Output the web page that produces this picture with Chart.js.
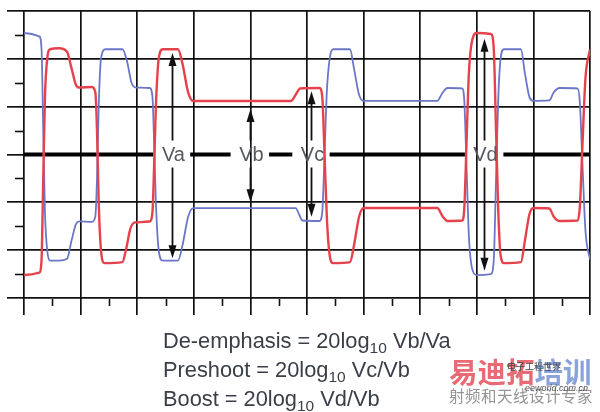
<!DOCTYPE html>
<html><head><meta charset="utf-8">
<script src="https://cdn.jsdelivr.net/npm/chart.js@4/dist/chart.umd.min.js"></script>
<style>
html,body{margin:0;padding:0;background:#fff;}
#wrap{width:600px;height:412px;position:relative;overflow:hidden;}
#c{position:absolute;left:0;top:0;}
#formula{position:absolute;left:163px;top:327px;font-family:"Liberation Sans",Arial,sans-serif;font-size:21.8px;line-height:27px;color:#3a3e47;white-space:nowrap;}
#formula .s{font-size:15.5px;position:relative;top:5px;}
#wm{position:absolute;left:449px;top:356px;font-family:"Noto Sans CJK SC",sans-serif;white-space:nowrap;}
#wm .big{font-size:28.5px;font-weight:bold;line-height:30px;letter-spacing:0px;}
#wm .r{color:rgba(228,80,92,0.85);}
#wm .b{color:rgba(110,140,210,0.8);}
#wm .small{font-size:15.5px;line-height:18px;color:rgba(120,120,120,0.8);letter-spacing:0.5px;}
#wm .logo{position:absolute;left:58px;top:4px;font-size:9px;color:#444;}
#wm .site{position:absolute;left:76px;top:27px;font-size:9px;font-style:italic;color:#555;font-family:"Liberation Sans",sans-serif;}
</style>
</head><body>
<div id="wrap">
<canvas id="c" width="600" height="412"></canvas>
<div id="formula"></div>
<div id="wm">
<div class="big"><span class="r">易迪拓</span><span class="b">培训</span></div>
<div class="small">射频和天线设计专家</div>
<div class="logo">电子工程世界</div>
<div class="site">eeworld.com.cn</div>
</div>
</div>
<script>
// ---- data ----
const redTime  = [0, 0.27, 0.31, 0.34, 0.37, 0.41, 0.46, 0.62, 0.76, 0.84, 0.92, 0.98, 1.20, 1.26, 1.29, 1.32, 1.36, 1.42, 1.74, 1.80, 1.88, 1.96, 2.22, 2.27, 2.30, 2.33, 2.38, 2.45, 2.72, 2.80, 2.90, 2.99, 4.72, 4.80, 4.88, 5.22, 5.27, 5.31, 5.35, 5.40, 5.46, 5.76, 5.83, 5.92, 6.0, 7.30, 7.40, 7.48, 7.74, 7.78, 7.82, 7.86, 7.92, 8.0, 8.25, 8.30, 8.34, 8.38, 8.42, 8.48, 8.78, 8.85, 8.93, 9.0, 9.28, 9.36, 9.46, 9.78, 9.82, 9.87, 9.92, 10.0];
const redLevel = [-2.52, -2.47, -2.2, -0.5, 1.2, 2.0, 2.2, 2.22, 2.15, 1.8, 1.45, 1.4, 1.41, 1.3, 0.5, -1.0, -2.0, -2.27, -2.25, -2.0, -1.55, -1.42, -1.4, -1.2, -0.2, 1.0, 2.0, 2.2, 2.2, 1.9, 1.3, 1.12, 1.12, 1.25, 1.38, 1.39, 1.2, 0.0, -1.3, -2.1, -2.27, -2.25, -1.9, -1.3, -1.12, -1.12, -1.3, -1.39, -1.38, -1.1, 0.3, 1.7, 2.4, 2.54, 2.52, 2.2, 0.5, -1.2, -2.1, -2.27, -2.25, -1.8, -1.25, -1.12, -1.13, -1.3, -1.39, -1.38, -1.1, 0.3, 1.6, 2.2];
const blueTime  = [0, 0.27, 0.31, 0.34, 0.37, 0.41, 0.46, 0.62, 0.76, 0.84, 0.92, 0.98, 1.20, 1.26, 1.29, 1.32, 1.36, 1.44, 1.74, 1.82, 1.90, 1.98, 2.22, 2.27, 2.30, 2.33, 2.38, 2.45, 2.72, 2.80, 2.90, 2.99, 4.80, 4.86, 4.92, 5.22, 5.27, 5.31, 5.35, 5.40, 5.46, 5.76, 5.83, 5.92, 6.0, 7.30, 7.40, 7.48, 7.74, 7.78, 7.82, 7.86, 7.92, 8.0, 8.25, 8.30, 8.34, 8.38, 8.42, 8.48, 8.78, 8.85, 8.93, 9.0, 9.28, 9.36, 9.46, 9.78, 9.82, 9.87, 9.92, 10.0];
const blueLevel = [2.54, 2.47, 2.2, 0.5, -1.2, -2.0, -2.22, -2.22, -2.18, -1.8, -1.45, -1.4, -1.41, -1.3, -0.5, 1.0, 2.0, 2.2, 2.2, 1.95, 1.5, 1.4, 1.39, 1.2, 0.2, -1.0, -2.0, -2.22, -2.22, -1.9, -1.3, -1.12, -1.12, -1.25, -1.38, -1.39, -1.2, 0.0, 1.3, 2.0, 2.2, 2.2, 1.8, 1.25, 1.12, 1.12, 1.3, 1.39, 1.38, 1.1, -0.3, -1.7, -2.4, -2.52, -2.5, -2.2, -0.5, 1.2, 2.0, 2.2, 2.2, 1.7, 1.2, 1.12, 1.13, 1.3, 1.39, 1.38, 1.1, -0.3, -1.6, -2.2];
const xMinorTicks = [0.5, 1.5, 2.5, 3.5, 4.5, 5.5, 6.5, 7.5, 8.5, 9.5];
const yMinorTicks = [2.5, 1.5, 0.5, -0.5, -1.5, -2.5];
const arrowNames  = ['Va', 'Vb', 'Vc', 'Vd'];
const arrowTime   = [2.61, 3.99, 5.07, 8.13];
const arrowTop    = [2.12, 0.95, 1.32, 2.42];
const arrowBottom = [-2.17, -1.0, -1.3, -2.43];
const formulaNames  = ['De-emphasis', 'Preshoot', 'Boost'];
const formulaRatios = ['Vb/Va', 'Vc/Vb', 'Vd/Vb'];

document.getElementById('formula').innerHTML = formulaNames.map((n, i) =>
  '<div>' + n + ' = 20log<span class="s">10</span> ' + formulaRatios[i] + '</div>').join('');

const toPts = (t, v) => t.map((x, i) => ({x: x, y: v[i]}));

const annot = {
  id: 'annot',
  beforeDatasetsDraw(chart) {
    const {ctx, chartArea: a, scales: {x, y}} = chart;
    const y0 = y.getPixelForValue(0);
    ctx.save();
    ctx.font = '20px "Liberation Sans", Arial, sans-serif';
    ctx.strokeStyle = '#000';
    ctx.lineWidth = 4;
    let start = a.left;
    arrowNames.forEach((n, i) => {
      const cx = x.getPixelForValue(arrowTime[i]);
      const hw = ctx.measureText(n).width / 2 + 7;
      ctx.beginPath(); ctx.moveTo(start, y0); ctx.lineTo(cx - hw, y0); ctx.stroke();
      start = cx + hw;
    });
    ctx.beginPath(); ctx.moveTo(start, y0); ctx.lineTo(a.right, y0); ctx.stroke();
    ctx.strokeStyle = '#111';
    ctx.lineWidth = 1.6;
    yMinorTicks.forEach(v => {
      const py = Math.round(y.getPixelForValue(v)) + 0.5;
      ctx.beginPath(); ctx.moveTo(a.left - 9, py); ctx.lineTo(a.left, py); ctx.stroke();
    });
    xMinorTicks.forEach(v => {
      const px = Math.round(x.getPixelForValue(v)) + 0.5;
      ctx.beginPath(); ctx.moveTo(px, a.bottom + 1); ctx.lineTo(px, a.bottom + 8); ctx.stroke();
    });
    ctx.restore();
  },
  afterDatasetsDraw(chart) {
    const {ctx, scales: {x, y}} = chart;
    const y0 = y.getPixelForValue(0);
    ctx.save();
    ctx.font = '20px "Liberation Sans", Arial, sans-serif';
    ctx.textAlign = 'center';
    ctx.textBaseline = 'middle';
    arrowNames.forEach((n, i) => {
      const cx = Math.round(x.getPixelForValue(arrowTime[i])) + 0.5;
      const tTop = y.getPixelForValue(arrowTop[i]);
      const tBot = y.getPixelForValue(arrowBottom[i]);
      ctx.strokeStyle = '#111'; ctx.fillStyle = '#111'; ctx.lineWidth = 1.8;
      ctx.beginPath(); ctx.moveTo(cx, y0 - 14); ctx.lineTo(cx, tTop + 8); ctx.stroke();
      ctx.beginPath(); ctx.moveTo(cx, y0 + 13); ctx.lineTo(cx, tBot - 8); ctx.stroke();
      ctx.beginPath(); ctx.moveTo(cx, tTop); ctx.lineTo(cx - 4, tTop + 13); ctx.lineTo(cx + 4, tTop + 13); ctx.closePath(); ctx.fill();
      ctx.beginPath(); ctx.moveTo(cx, tBot); ctx.lineTo(cx - 4, tBot - 13); ctx.lineTo(cx + 4, tBot - 13); ctx.closePath(); ctx.fill();
      ctx.fillStyle = '#55585e';
      ctx.fillText(n, cx + 1, y0 + 1);
    });
    ctx.restore();
  }
};

new Chart(document.getElementById('c'), {
  type: 'line',
  data: {
    datasets: [
      {label: 'red', data: toPts(redTime, redLevel), borderColor: '#e6424c', borderWidth: 2.4,
       pointRadius: 0, cubicInterpolationMode: 'monotone', fill: false},
      {label: 'blue', data: toPts(blueTime, blueLevel), borderColor: '#6b77c6', borderWidth: 1.8,
       pointRadius: 0, cubicInterpolationMode: 'monotone', fill: false}
    ]
  },
  options: {
    responsive: false, animation: false, devicePixelRatio: 1,
    layout: {padding: {left: 7, top: 11, right: 10, bottom: 97}},
    plugins: {legend: {display: false}, tooltip: {enabled: false}},
    scales: {
      x: {type: 'linear', min: 0, max: 10,
          ticks: {stepSize: 1, display: false},
          grid: {color: '#111', lineWidth: 1.7, tickLength: 17, drawTicks: true},
          border: {display: false}},
      y: {type: 'linear', min: -3, max: 3,
          ticks: {stepSize: 1, display: false},
          grid: {color: c => (c.tick && c.tick.value === 0) ? 'rgba(0,0,0,0)' : '#111',
                 tickColor: '#111', lineWidth: 1.7, tickLength: 17, drawTicks: true},
          border: {display: false}}
    }
  },
  plugins: [annot]
});
</script>
</body></html>
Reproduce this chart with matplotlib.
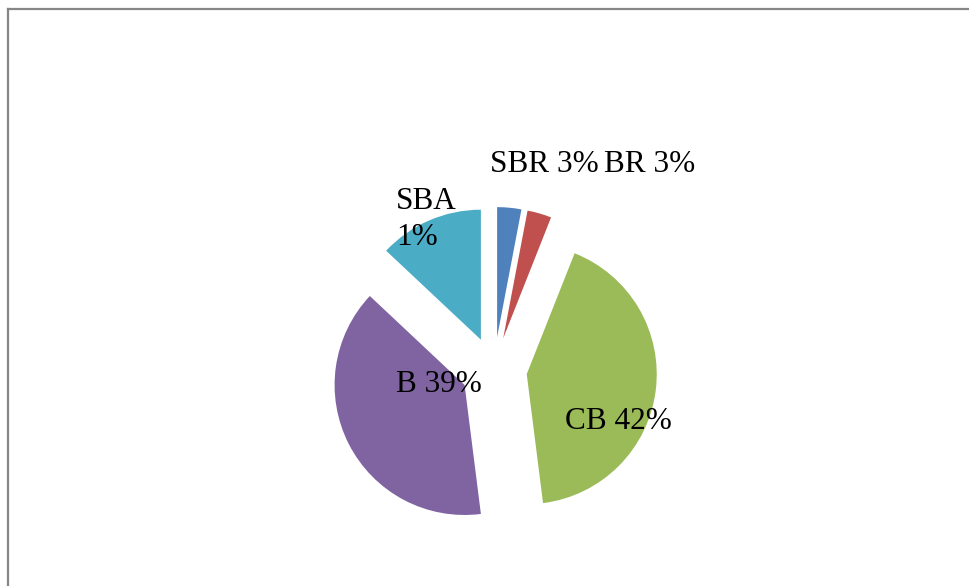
import matplotlib.pyplot as plt
from matplotlib.lines import Line2D

# --------------------
# Data
# --------------------
names = ["SBR", "BR", "CB", "B", "SBA"]
values = [3, 3, 42, 39, 13]
pct_labels = ["3%", "3%", "42%", "39%", "1%"]
colors = ["#4F81BD", "#C0504D", "#9BBB59", "#8064A2", "#4BACC6"]

W, H = 970, 586

fig = plt.figure(figsize=(W / 100, H / 100), dpi=100)
ax = fig.add_axes([0, 0, 1, 1])

# pie in pixel-like data coords (y measured from bottom)
# note: explode is an absolute offset in data units here
cx, cy, r = 494, H - 370, 130
ax.pie(values, colors=colors, startangle=90, counterclock=False,
       explode=[33] * len(values), center=(cx, cy), radius=r,
       wedgeprops=dict(linewidth=0))

ax.set_xlim(0, W)
ax.set_ylim(0, H)
ax.set_aspect("equal")
ax.axis("off")

# data labels (left x, baseline y in image pixels)
font = dict(family="Liberation Serif", fontsize=22.5, color="black",
            ha="left", va="baseline")
label_pos = {
    "SBR": (490, 172),
    "BR": (604, 172),
    "CB": (565, 429),
    "B": (396, 392),
}
for name, pct in zip(names, pct_labels):
    if name in label_pos:
        x, y = label_pos[name]
        ax.text(x, H - y, f"{name} {pct}", **font)
# SBA label wraps onto two lines
i = names.index("SBA")
ax.text(396, H - 209, names[i], **font)
ax.text(396, H - 245, pct_labels[i], **font)

# chart area border (only top and left edges visible)
fig.add_artist(Line2D([8 / W, 8 / W], [0, 1 - 9 / H], transform=fig.transFigure,
                      color="#868686", linewidth=1.6))
fig.add_artist(Line2D([8 / W, 1], [1 - 9 / H, 1 - 9 / H], transform=fig.transFigure,
                      color="#868686", linewidth=1.6))

fig.savefig("out.png", dpi=100)
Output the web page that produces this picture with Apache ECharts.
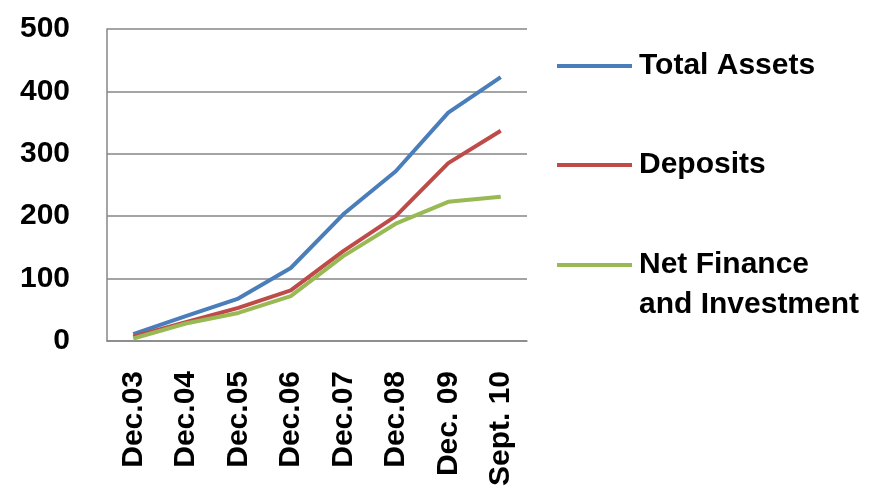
<!DOCTYPE html>
<html>
<head>
<meta charset="utf-8">
<script src="https://cdn.jsdelivr.net/npm/echarts@6/dist/echarts.min.js"></script>
<style>
html,body{margin:0;padding:0;background:#fff;}
#chart{width:878px;height:490px;}
</style>
</head>
<body>
<div id="chart"></div>
<script>
var categories = ['Dec.03', 'Dec.04', 'Dec.05', 'Dec.06', 'Dec.07', 'Dec.08', 'Dec. 09', 'Sept. 10'];
var totalAssets = [11, 40, 68, 117, 203, 272, 366, 423];
var deposits = [7, 30, 53, 81, 144, 200, 285, 337];
var netFinance = [4, 28, 45, 72, 136, 188, 223, 231];
var yTicks = [0, 100, 200, 300, 400, 500];

var FONT = 'Liberation Sans';
var chart = echarts.init(document.getElementById('chart'), null, {renderer: 'canvas'});

function legendCfg(name, top, extra) {
  var cfg = {
    data: [name],
    left: 557,
    top: top,
    padding: 0,
    icon: 'rect',
    itemWidth: 75,
    itemHeight: 4,
    selectedMode: false,
    textStyle: {
      fontFamily: FONT,
      fontSize: 30,
      fontWeight: 'bold',
      color: '#000',
      lineHeight: 36,
      padding: [0, 0, 0, 2]
    }
  };
  if (extra) { extra(cfg); }
  return cfg;
}

var option = {
  animation: false,
  backgroundColor: '#fff',
  grid: {left: 107, right: 351, top: 29, bottom: 149, containLabel: false},
  legend: [
    legendCfg('Total Assets', 48),
    legendCfg('Deposits', 147),
    legendCfg('Net Finance and Investment', 205, function (c) {
      c.formatter = function () { return ' \nNet Finance\nand Investment'; };
      c.textStyle.lineHeight = 40;
    })
  ],
  xAxis: {
    type: 'category',
    data: categories,
    boundaryGap: true,
    axisLine: {show: true, lineStyle: {color: '#868686', width: 1.5}},
    axisTick: {show: false},
    axisLabel: {
      rotate: 90,
      margin: 30,
      interval: 0,
      fontFamily: FONT,
      fontSize: 30,
      fontWeight: 'bold',
      color: '#000'
    },
    splitLine: {show: false}
  },
  yAxis: {
    type: 'value',
    min: yTicks[0],
    max: yTicks[yTicks.length - 1],
    interval: 100,
    axisLine: {show: true, lineStyle: {color: '#868686', width: 1.5}},
    axisTick: {show: false},
    axisLabel: {
      margin: 37,
      fontFamily: FONT,
      fontSize: 30,
      fontWeight: 'bold',
      color: '#000'
    },
    splitLine: {show: true, lineStyle: {color: '#868686', width: 1.5}}
  },
  series: [
    {name: 'Total Assets', type: 'line', data: totalAssets, symbol: 'none',
     color: '#4A7EBB', lineStyle: {width: 4, color: '#4A7EBB'}},
    {name: 'Deposits', type: 'line', data: deposits, symbol: 'none',
     color: '#BE4B48', lineStyle: {width: 4, color: '#BE4B48'}},
    {name: 'Net Finance and Investment', type: 'line', data: netFinance, symbol: 'none',
     color: '#98B954', lineStyle: {width: 4, color: '#98B954'}}
  ]
};
chart.setOption(option);
</script>
</body>
</html>
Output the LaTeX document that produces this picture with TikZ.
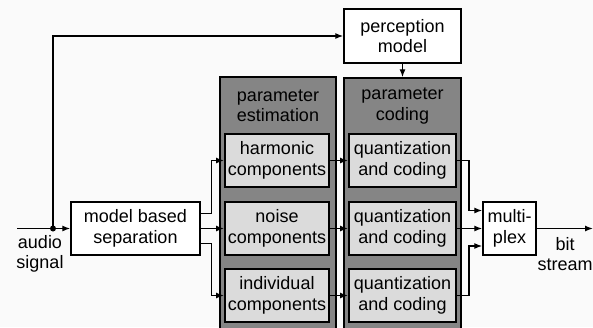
\documentclass[tikz,border=0pt]{standalone}
\usepackage{fontspec}
\setmainfont{Liberation Sans}
\usetikzlibrary{arrows.meta}
\begin{document}
\begin{tikzpicture}[x=1pt,y=-1pt,
  font=\fontsize{18}{20.5}\selectfont,
  box/.style={draw=black,line width=1.4pt,fill=white,inner sep=0pt,align=center,minimum height=53pt},
  panel/.style={draw=black,line width=1.4pt,fill=black!48,inner sep=0pt},
  sub/.style={draw=black,line width=2pt,fill=black!14,inner sep=0pt,align=center,minimum height=53pt},
  lbl/.style={align=center,inner sep=0pt},
  arr/.style={line width=1.3pt,-{Latex[length=8pt,width=6pt]}},
  ln/.style={line width=1.3pt}]
\fill[black!2] (0,0) rectangle (593,327);
\useasboundingbox (0,0) rectangle (593,327);
% panels
\node[panel,minimum width=116pt,minimum height=263pt] (pe) at (278,208.5) {};
\node[panel,minimum width=117pt,minimum height=262pt] (pc) at (402.5,209) {};
\node[lbl] (pelbl) at (278,106) {parameter\\estimation};
\node[lbl] (pclbl) at (402.5,106) {parameter\\coding};
% boxes
\node[box,minimum width=117pt,minimum height=54pt] (perc) at (402.5,36) {perception\\model};
\node[box,minimum width=129pt] (sep) at (135.5,228.5) {model based\\separation};
\node[box,minimum width=53pt] (mux) at (509.5,228.5) {multi-\\plex};
\node[sub,minimum width=104pt] (harm) at (277,160.5) {harmonic\\components};
\node[sub,minimum width=104pt] (noise) at (277,228.5) {noise\\components};
\node[sub,minimum width=104pt] (indiv) at (277,295.5) {individual\\components};
\node[sub,minimum width=107pt] (q1) at (402.5,160.5) {quantization\\and coding};
\node[sub,minimum width=107pt] (q2) at (402.5,228.5) {quantization\\and coding};
\node[sub,minimum width=107pt] (q3) at (402.5,295.5) {quantization\\and coding};
\node[lbl] (audio) at (40,254) {audio\\signal};
\node[lbl] (bits) at (565,254) {bit\\stream};
% connectors
\coordinate (in) at (17,228.5);
\coordinate (dot) at (53,228.5);
\coordinate (out) at (593,228.5);
\draw[arr] (in) -- (sep.west);
\fill (dot) circle (3pt);
\draw[arr] (dot) -- (53,36) -- (perc.west);
\draw[arr] (perc.south) -- (pc.north);
\draw[arr] ([yshift=15pt]sep.east) -- ++(11,0) |- (harm.west);
\draw[arr] (sep.east) -- (noise.west);
\draw[arr] ([yshift=-15pt]sep.east) -- ++(11,0) |- (indiv.west);
\draw[arr] (harm.east) -- (q1.west);
\draw[arr] (noise.east) -- (q2.west);
\draw[arr] (indiv.east) -- (q3.west);
\draw[arr] (q1.east) -- ++(12,0) |- ([yshift=18pt]mux.west);
\draw[arr] (q2.east) -- (mux.west);
\draw[arr] (q3.east) -- ++(12,0) |- ([yshift=-17.5pt]mux.west);
\draw[arr] (mux.east) -- (out);
\end{tikzpicture}
\end{document}
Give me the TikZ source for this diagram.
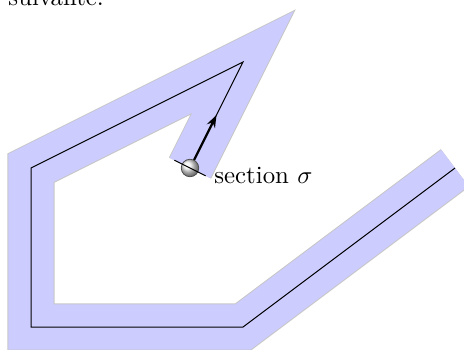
\documentclass[tikz,border=0pt]{standalone}
\usetikzlibrary{arrows.meta,calc}
\begin{document}
\begin{tikzpicture}[x=0.75cm,y=0.75cm,
  bandedge/.style={line width=19pt, draw=gray!45},
  bandfill/.style={line width=18.2pt, draw=blue!20},
  centre/.style={draw=black, line width=0.4pt},
  sectline/.style={draw=black, line width=0.4pt},
  motion/.style={draw=black, line width=0.9pt, -{Stealth[length=5pt,width=3.6pt]}},
]
\useasboundingbox (-0.585,-0.415) rectangle (8.170,6.170);
\coordinate (p1) at (8,3);
\coordinate (p2) at (4,0);
\coordinate (p3) at (0,0);
\coordinate (p4) at (0,3);
\coordinate (p5) at (4,5);
\coordinate (p6) at (3,3);
\coordinate (tip) at (3.5,4);
\coordinate (s1) at ($(p6)+(0.295,-0.1475)$);
\coordinate (s2) at ($(p6)+(-0.295,0.1475)$);
\draw[bandedge] (p1)--(p2)--(p3)--(p4)--(p5)--(p6);
\draw[bandfill] (p1)--(p2)--(p3)--(p4)--(p5)--(p6);
\draw[centre] (p1)--(p2)--(p3)--(p4)--(p5)--(p6);
\draw[motion] (p6) -- (tip);
\shade[ball color=gray!12, draw=black!70, line width=0.3pt] (p6) circle (0.165);
\draw[sectline] (s2) -- (s1);
\node[right] (lab) at (s1) {section $\sigma$};
\node[anchor=base west, inner sep=0pt] (top) at (-0.434,6.075) {suivante.};
\end{tikzpicture}
\end{document}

▸ **Challenge**
Across the material above, count every line holding "matplotlib" and write down only the number.

▸ **Solved exercise**
3